I am 30yo and must-have dabbled every form such productivity routines in the past decade. Divvying up my life into tasks and further dividing into four priorities, like the author suggests, never worked for me. If it does for you, awesome! More importantly though, it's fine if it doesn't.

There absolutely no reason why time needs to be spent productively. There isn't anyone standing at the finish line, grading you how you spent your life. This isn't to say it isn't good for you. Learning, doing, and growing is one of the better pleasures of life. What's shitty though is the sense of guilt that is being induced every day that somehow wasting time is a grave sin. Once I realized that I don't "need" to do anything, I actually became more productive. I felt more creative energy and when I allowed myself the freedom to pursue what I felt like vs planning it all out ahead. Doing the latter, only gave me anxiety.


This article is of a man trying to carve out his slice in the self-help, productivity-hacking attention economy. If you squint, it looks like sigma grindset satire.

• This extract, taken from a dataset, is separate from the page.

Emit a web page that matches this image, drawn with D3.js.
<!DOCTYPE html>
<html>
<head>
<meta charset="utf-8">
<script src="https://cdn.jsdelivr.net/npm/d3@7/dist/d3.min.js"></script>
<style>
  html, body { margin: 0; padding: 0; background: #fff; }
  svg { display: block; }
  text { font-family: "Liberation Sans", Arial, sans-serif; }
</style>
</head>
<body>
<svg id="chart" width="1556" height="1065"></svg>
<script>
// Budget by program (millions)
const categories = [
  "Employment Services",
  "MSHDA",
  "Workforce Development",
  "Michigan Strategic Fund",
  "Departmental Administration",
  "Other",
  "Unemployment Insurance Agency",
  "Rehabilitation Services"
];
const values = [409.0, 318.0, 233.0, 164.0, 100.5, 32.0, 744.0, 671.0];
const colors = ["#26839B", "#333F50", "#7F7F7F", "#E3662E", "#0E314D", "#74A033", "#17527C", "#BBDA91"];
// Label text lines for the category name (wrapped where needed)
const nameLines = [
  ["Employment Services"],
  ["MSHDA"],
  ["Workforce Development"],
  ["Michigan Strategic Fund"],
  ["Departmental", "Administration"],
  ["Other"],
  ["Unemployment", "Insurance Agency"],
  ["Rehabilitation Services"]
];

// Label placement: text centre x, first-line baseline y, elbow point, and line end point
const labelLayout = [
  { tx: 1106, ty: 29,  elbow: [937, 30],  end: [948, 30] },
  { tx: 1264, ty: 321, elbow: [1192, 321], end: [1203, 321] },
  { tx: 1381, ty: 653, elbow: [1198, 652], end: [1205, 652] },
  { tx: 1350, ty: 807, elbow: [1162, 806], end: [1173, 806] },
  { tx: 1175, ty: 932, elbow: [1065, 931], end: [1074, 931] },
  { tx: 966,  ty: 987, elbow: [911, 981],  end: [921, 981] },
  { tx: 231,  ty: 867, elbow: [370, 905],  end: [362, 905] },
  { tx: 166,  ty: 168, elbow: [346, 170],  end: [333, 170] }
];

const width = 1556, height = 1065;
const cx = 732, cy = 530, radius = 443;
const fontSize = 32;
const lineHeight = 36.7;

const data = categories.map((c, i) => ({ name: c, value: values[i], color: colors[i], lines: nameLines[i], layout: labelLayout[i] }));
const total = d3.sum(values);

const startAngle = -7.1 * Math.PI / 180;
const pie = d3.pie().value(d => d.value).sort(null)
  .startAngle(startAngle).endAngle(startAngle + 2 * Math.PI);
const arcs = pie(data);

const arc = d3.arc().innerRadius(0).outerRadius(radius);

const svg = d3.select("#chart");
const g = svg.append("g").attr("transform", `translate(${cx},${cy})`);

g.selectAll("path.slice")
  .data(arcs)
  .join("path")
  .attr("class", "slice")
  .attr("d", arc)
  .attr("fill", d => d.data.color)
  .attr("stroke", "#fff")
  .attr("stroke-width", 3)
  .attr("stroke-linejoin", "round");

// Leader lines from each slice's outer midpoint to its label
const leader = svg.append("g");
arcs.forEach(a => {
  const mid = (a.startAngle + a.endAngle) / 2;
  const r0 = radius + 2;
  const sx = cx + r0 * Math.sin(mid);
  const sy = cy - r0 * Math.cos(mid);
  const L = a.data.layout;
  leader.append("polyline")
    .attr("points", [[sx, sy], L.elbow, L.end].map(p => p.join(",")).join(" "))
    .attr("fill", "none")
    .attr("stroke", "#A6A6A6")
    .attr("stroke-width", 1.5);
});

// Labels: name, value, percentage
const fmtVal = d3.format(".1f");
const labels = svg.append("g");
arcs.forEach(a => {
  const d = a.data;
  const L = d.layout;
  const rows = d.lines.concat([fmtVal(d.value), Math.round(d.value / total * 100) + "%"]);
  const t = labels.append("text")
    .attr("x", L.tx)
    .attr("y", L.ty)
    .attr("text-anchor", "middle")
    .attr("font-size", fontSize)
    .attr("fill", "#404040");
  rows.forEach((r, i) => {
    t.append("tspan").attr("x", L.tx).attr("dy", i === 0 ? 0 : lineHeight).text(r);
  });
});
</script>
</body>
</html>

The underlying advice in the blog isn't bad, but the formatting is awkward, and it is riddled with little specious bites that pollute the underlying message. To be more concrete, I appreciate the sentiment of "prioritize clearly and consciously dedicate blocks of time to the things that are most important" but the impact of the blog is weakened by statements like "In the new economy, your ideas are what set you apart" and "Deep work is how you build out your dreams in record time".

Implicit in the article is an assumption that life is lacking, and I'm not sure that is a healthy outlook. I'm not sure the "dream projects" I have would actively make my life better - but rather be the irrational answer to an imagined hole inside myself. Writing a book so I can convince the world I'm eloquent and clever. Doing art to prove to my Mum that her belief I'd make a great artist is correct. Getting a PhD to prove to my dad that he raised me smart. Getting a fancy house to prove to my brother that I am capable of success. I could spend an hour a day grinding out all these things, but I'm not sure any of the holes are fillable, or that the pay-off is meaningful.

I'd rather spend that hour walking a dog.


>Implicit in the article is an assumption that life is lacking, and I'm not sure that is a healthy outlook.

It's essential to the eventual "I have a course/lifestyle/Notion template to sell you" pitch that people like this are going for.


I like the idea of setting aside time for yourself.

I don't like the idea of _everything_ being centered around career and money. I wonder if we'll see a shift away from this idea that everything needs to be hustle-optimized. That content probably doesn't do as well, though.

Side note, I find this LinkedIn style of one-or-two-sentences-per-paragraph grating.

I think the author could effectively use some of their two hour writing time to remove a few line breaks.



I dont like this concept at all. Just focus on today and now and not on those annoying get financially free bs.


creativity is the residue of time wasted.